Repeat, exactly and only, the lines from the beginning of the data through the line with "1.119, 1.264, 1.274]". Pictures are left out.

Data for this task
****************************************
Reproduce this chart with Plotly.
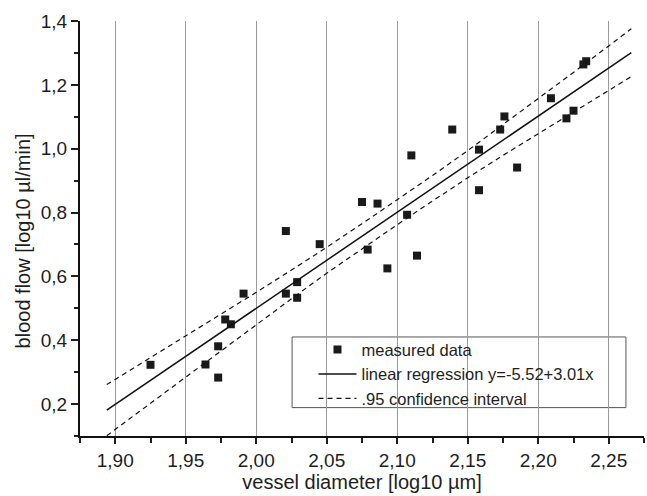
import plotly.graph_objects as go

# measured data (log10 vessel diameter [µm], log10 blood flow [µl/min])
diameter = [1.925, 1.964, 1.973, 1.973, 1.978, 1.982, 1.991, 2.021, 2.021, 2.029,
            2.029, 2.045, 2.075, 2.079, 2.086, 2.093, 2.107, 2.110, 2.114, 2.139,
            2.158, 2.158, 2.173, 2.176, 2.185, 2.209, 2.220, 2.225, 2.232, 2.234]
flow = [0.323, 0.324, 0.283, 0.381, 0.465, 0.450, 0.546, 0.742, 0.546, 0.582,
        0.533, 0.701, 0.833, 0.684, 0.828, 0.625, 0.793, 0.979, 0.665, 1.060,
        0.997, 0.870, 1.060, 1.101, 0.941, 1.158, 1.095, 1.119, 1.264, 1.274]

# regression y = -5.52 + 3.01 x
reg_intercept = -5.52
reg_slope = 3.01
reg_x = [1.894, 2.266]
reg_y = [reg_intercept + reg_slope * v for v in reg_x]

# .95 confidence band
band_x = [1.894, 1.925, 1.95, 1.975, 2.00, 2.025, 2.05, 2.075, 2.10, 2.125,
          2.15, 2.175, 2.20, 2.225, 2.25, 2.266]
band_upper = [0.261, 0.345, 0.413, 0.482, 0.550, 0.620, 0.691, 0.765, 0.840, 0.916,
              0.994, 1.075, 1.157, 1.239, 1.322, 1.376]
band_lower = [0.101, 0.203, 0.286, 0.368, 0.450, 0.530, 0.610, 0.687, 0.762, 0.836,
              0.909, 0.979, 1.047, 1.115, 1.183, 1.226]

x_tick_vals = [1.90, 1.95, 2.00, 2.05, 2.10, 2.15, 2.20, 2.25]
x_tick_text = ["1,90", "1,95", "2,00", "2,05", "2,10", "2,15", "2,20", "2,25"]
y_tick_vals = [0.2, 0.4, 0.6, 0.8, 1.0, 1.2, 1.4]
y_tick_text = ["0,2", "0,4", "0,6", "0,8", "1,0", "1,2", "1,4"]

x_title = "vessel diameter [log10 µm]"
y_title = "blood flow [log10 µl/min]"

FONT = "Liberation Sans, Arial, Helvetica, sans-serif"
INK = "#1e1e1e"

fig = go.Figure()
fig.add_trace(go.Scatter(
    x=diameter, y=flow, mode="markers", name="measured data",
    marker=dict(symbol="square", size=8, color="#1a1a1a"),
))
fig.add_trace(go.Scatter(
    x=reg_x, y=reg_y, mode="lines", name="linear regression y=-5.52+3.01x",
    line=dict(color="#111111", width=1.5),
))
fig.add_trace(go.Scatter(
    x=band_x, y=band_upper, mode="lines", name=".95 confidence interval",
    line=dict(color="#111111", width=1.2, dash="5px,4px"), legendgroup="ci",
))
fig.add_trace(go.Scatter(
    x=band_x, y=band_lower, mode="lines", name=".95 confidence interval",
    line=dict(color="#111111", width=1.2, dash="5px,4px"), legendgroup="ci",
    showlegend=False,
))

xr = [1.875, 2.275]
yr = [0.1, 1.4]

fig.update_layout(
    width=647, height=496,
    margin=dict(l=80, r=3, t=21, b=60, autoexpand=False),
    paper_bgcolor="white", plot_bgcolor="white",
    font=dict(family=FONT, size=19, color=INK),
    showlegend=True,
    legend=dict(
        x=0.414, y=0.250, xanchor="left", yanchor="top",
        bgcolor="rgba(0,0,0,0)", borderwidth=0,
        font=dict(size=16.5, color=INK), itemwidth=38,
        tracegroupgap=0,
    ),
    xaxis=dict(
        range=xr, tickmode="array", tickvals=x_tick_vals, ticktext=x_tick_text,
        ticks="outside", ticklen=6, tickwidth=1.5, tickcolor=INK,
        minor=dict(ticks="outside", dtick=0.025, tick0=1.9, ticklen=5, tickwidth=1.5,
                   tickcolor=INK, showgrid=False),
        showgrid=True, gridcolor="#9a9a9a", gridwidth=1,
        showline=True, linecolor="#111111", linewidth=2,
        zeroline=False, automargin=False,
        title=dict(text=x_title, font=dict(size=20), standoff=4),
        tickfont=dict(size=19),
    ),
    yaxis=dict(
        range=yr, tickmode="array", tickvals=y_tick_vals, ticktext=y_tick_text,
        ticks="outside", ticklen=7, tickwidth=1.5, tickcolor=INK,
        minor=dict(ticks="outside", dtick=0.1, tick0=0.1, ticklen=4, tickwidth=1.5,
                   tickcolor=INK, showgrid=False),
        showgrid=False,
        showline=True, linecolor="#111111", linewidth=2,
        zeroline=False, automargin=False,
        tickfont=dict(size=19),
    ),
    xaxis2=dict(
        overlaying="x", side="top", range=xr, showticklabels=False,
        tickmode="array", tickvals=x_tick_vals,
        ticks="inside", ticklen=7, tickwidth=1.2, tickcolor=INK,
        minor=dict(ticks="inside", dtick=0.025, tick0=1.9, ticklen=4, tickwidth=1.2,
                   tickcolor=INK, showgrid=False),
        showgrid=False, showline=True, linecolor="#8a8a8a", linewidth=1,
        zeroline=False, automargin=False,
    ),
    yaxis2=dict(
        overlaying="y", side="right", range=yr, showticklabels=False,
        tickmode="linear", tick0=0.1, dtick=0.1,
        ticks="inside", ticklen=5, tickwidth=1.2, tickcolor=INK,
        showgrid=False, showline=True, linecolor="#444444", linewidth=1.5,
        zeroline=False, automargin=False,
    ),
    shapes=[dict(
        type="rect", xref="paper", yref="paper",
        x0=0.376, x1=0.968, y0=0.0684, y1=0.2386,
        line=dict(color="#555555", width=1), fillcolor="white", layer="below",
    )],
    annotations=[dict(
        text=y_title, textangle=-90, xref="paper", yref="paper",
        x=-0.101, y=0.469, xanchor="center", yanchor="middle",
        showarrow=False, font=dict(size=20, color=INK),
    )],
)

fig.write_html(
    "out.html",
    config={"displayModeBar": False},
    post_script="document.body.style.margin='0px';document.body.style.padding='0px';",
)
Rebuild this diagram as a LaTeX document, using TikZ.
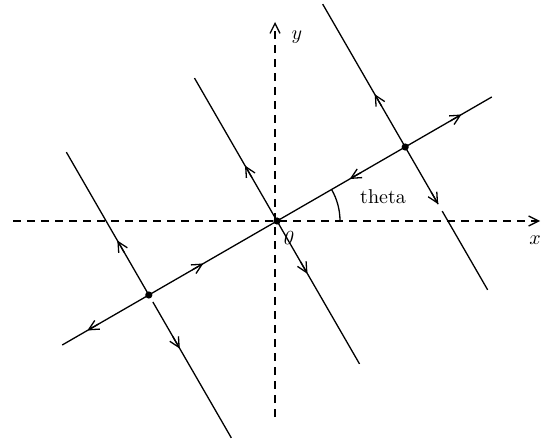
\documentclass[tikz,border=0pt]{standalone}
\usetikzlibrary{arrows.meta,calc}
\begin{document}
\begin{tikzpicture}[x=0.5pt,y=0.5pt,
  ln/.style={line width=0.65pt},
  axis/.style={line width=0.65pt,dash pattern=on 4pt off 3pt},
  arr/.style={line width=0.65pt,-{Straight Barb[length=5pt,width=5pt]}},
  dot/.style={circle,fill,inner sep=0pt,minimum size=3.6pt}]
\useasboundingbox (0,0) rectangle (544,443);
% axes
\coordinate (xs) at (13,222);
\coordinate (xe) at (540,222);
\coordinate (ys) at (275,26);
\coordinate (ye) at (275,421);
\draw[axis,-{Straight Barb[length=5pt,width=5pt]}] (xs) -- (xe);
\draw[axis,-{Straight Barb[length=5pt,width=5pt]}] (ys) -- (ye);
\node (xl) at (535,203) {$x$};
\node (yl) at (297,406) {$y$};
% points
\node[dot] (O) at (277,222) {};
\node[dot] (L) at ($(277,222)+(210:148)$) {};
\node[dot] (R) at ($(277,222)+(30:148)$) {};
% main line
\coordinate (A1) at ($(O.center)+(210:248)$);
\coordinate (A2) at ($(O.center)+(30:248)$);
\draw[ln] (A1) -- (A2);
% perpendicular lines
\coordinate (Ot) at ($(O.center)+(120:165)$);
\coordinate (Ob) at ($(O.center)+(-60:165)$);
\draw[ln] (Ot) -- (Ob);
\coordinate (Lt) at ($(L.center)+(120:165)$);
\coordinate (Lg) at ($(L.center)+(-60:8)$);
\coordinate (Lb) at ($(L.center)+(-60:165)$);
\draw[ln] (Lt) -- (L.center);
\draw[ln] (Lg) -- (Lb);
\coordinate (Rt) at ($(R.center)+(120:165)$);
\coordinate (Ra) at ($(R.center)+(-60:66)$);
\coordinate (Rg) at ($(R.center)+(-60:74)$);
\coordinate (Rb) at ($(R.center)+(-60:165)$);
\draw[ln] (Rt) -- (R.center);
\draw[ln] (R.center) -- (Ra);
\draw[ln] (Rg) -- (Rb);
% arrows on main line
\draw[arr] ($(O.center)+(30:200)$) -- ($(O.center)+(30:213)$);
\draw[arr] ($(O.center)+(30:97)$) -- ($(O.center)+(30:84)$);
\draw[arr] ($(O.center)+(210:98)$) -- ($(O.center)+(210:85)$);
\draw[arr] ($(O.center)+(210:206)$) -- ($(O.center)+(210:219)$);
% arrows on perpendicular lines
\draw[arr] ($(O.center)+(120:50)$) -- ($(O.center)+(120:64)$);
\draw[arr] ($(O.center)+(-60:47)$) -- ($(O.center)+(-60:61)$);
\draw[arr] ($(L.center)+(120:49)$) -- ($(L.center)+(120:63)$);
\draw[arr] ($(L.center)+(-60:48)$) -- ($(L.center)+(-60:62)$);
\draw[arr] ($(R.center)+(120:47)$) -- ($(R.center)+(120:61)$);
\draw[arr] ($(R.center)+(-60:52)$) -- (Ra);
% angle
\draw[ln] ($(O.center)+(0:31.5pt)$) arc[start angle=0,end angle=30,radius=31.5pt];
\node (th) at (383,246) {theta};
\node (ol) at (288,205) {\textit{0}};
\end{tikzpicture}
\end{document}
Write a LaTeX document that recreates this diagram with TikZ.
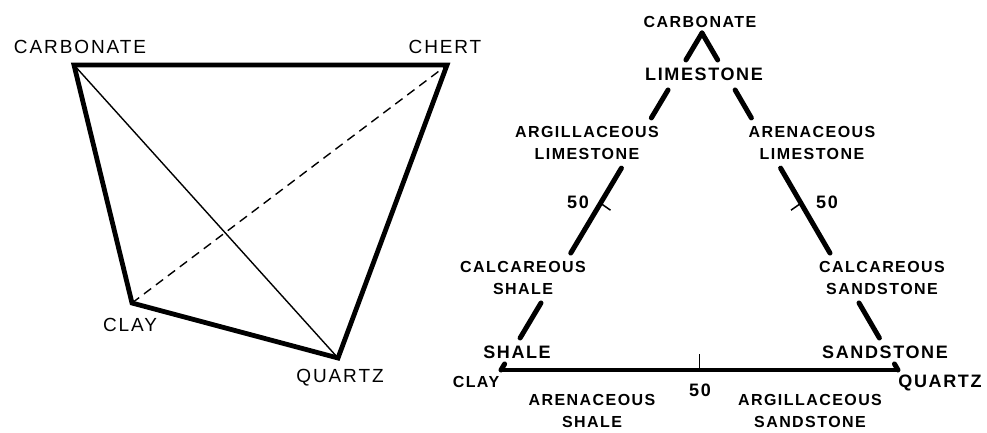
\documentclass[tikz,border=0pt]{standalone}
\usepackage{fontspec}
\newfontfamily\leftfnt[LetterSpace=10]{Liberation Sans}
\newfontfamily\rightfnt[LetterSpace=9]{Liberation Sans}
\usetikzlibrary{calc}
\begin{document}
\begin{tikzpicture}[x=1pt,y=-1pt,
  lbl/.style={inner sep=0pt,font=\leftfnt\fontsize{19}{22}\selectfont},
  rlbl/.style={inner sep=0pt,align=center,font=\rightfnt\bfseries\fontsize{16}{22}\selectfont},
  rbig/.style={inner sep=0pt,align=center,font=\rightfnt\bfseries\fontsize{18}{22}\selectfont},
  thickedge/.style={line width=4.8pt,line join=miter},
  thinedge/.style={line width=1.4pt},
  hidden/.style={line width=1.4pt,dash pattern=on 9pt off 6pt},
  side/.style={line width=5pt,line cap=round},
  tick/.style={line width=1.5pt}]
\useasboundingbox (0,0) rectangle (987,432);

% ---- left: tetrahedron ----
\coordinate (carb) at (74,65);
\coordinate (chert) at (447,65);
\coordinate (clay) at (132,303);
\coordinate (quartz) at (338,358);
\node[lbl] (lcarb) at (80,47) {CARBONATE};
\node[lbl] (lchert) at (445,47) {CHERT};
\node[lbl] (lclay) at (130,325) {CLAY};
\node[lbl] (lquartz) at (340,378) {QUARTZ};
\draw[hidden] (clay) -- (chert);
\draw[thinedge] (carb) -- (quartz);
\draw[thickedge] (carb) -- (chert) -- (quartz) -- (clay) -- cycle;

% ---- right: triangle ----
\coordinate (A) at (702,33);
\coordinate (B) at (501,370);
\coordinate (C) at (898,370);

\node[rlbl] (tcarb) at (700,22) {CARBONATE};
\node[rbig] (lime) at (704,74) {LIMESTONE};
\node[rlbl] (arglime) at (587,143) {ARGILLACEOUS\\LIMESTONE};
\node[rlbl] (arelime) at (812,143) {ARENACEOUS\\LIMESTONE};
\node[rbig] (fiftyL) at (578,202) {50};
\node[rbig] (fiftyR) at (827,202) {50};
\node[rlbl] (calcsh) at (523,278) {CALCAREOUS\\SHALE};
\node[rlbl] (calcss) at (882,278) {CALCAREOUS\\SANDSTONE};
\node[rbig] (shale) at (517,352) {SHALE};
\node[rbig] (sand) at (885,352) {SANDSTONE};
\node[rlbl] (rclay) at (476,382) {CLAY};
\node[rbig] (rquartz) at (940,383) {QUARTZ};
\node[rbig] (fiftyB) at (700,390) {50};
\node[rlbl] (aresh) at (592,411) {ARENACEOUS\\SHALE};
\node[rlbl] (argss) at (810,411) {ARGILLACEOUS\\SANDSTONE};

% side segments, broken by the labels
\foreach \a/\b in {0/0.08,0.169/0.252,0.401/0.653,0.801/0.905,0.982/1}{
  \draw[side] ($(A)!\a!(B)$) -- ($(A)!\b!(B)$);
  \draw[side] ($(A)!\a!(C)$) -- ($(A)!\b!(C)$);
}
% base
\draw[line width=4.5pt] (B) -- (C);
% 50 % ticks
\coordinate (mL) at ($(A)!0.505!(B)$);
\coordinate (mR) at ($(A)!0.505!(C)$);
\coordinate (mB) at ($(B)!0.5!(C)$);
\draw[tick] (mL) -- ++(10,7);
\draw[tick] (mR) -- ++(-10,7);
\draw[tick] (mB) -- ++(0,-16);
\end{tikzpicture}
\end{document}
****************************************
Exercise output
Reproduce this chart with Plotly.
import plotly.graph_objects as go

# measured data (log10 vessel diameter [µm], log10 blood flow [µl/min])
diameter = [1.925, 1.964, 1.973, 1.973, 1.978, 1.982, 1.991, 2.021, 2.021, 2.029,
            2.029, 2.045, 2.075, 2.079, 2.086, 2.093, 2.107, 2.110, 2.114, 2.139,
            2.158, 2.158, 2.173, 2.176, 2.185, 2.209, 2.220, 2.225, 2.232, 2.234]
flow = [0.323, 0.324, 0.283, 0.381, 0.465, 0.450, 0.546, 0.742, 0.546, 0.582,
        0.533, 0.701, 0.833, 0.684, 0.828, 0.625, 0.793, 0.979, 0.665, 1.060,
        0.997, 0.870, 1.060, 1.101, 0.941, 1.158, 1.095, 1.119, 1.264, 1.274]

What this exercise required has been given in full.